The personal story of her poetic revolution is not just a historical curiosity; it is a model for anyone who feels at odds with the expectations of their time. Dickinson showed that greatness does not require a public stage, that the most profound revolutions can happen in the quietest of spaces. She wrote to understand existence, not to gain applause. And in doing so, she created a body of work that will last as long as people wonder about love, death, and what it means to be alive.

Dickinson’s Techniques in Practice

For writers and teachers, Dickinson’s poetry offers a masterclass in craft. Consider her poem “Tell all the Truth but tell it slant—“—which is itself a statement of her aesthetic. The poem advises that truth—especially difficult truth—should be approached obliquely, through metaphor and indirection. This is the key to her method: she never states directly; she circles, suggests, and illuminates from an angle.

Another hallmark is her capitalization. Dickinson capitalized nouns with seeming randomness, but scholars have argued that this was a way to elevate specific words to symbolic importance. The effect is to make ordinary objects—a “House,” a “Door,” a “Bee”—resonate with almost biblical weight. Combined with her dashes and her compressed syntax, the result is a poetry that feels both ancient and startlingly new.

Teachers often use Dickinson to demonstrate how poetry can break rules to create meaning. Her work is a gateway to understanding free verse, the lyric mode, and the power of revision. Students who struggle with conventional forms often find liberation in her example.

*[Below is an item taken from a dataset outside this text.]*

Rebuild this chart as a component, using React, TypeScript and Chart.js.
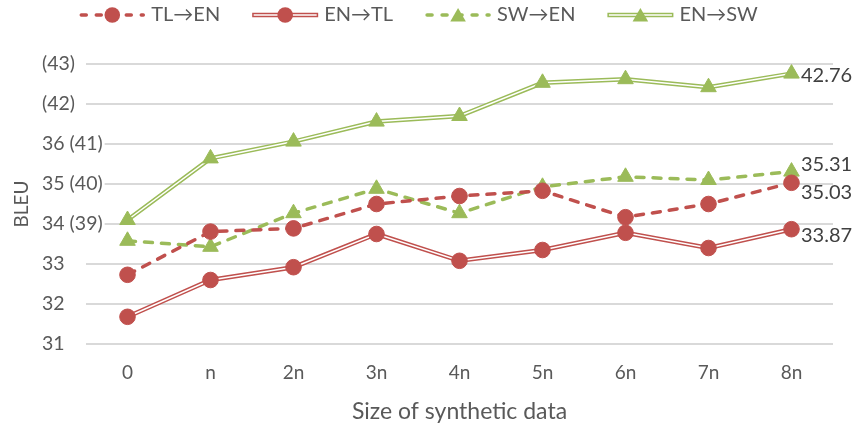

For further reading on Dickinson’s techniques and life, consider the Poetry Foundation’s comprehensive Emily Dickinson profile, which includes many of her poems and critical essays. Another excellent resource is the Emily Dickinson Museum website, which offers a virtual tour of her home and family history. For a deeper scholarly dive, see the Emily Dickinson Journal, published by Johns Hopkins University Press, which covers ongoing research and interpretation.

Conclusion: A Timeless Revolution

Emily Dickinson’s poetic revolution was not a public event—no manifestos, no salons, no literary controversies during her lifetime. It happened in a bedroom in Amherst, by candlelight, with a pen and a piece of paper. But its effects have been seismic. By refusing to follow the rules, she created new ones. By choosing solitude, she spoke to the world. By writing only for herself, she wrote for everyone.

Her poems remain as fresh and challenging as the day they were written. They ask us to slow down, to feel the pressure of a dash, to pause on a slant rhyme, to look at death and nature and ourselves with unflinching honesty. That is the legacy of a true revolutionary.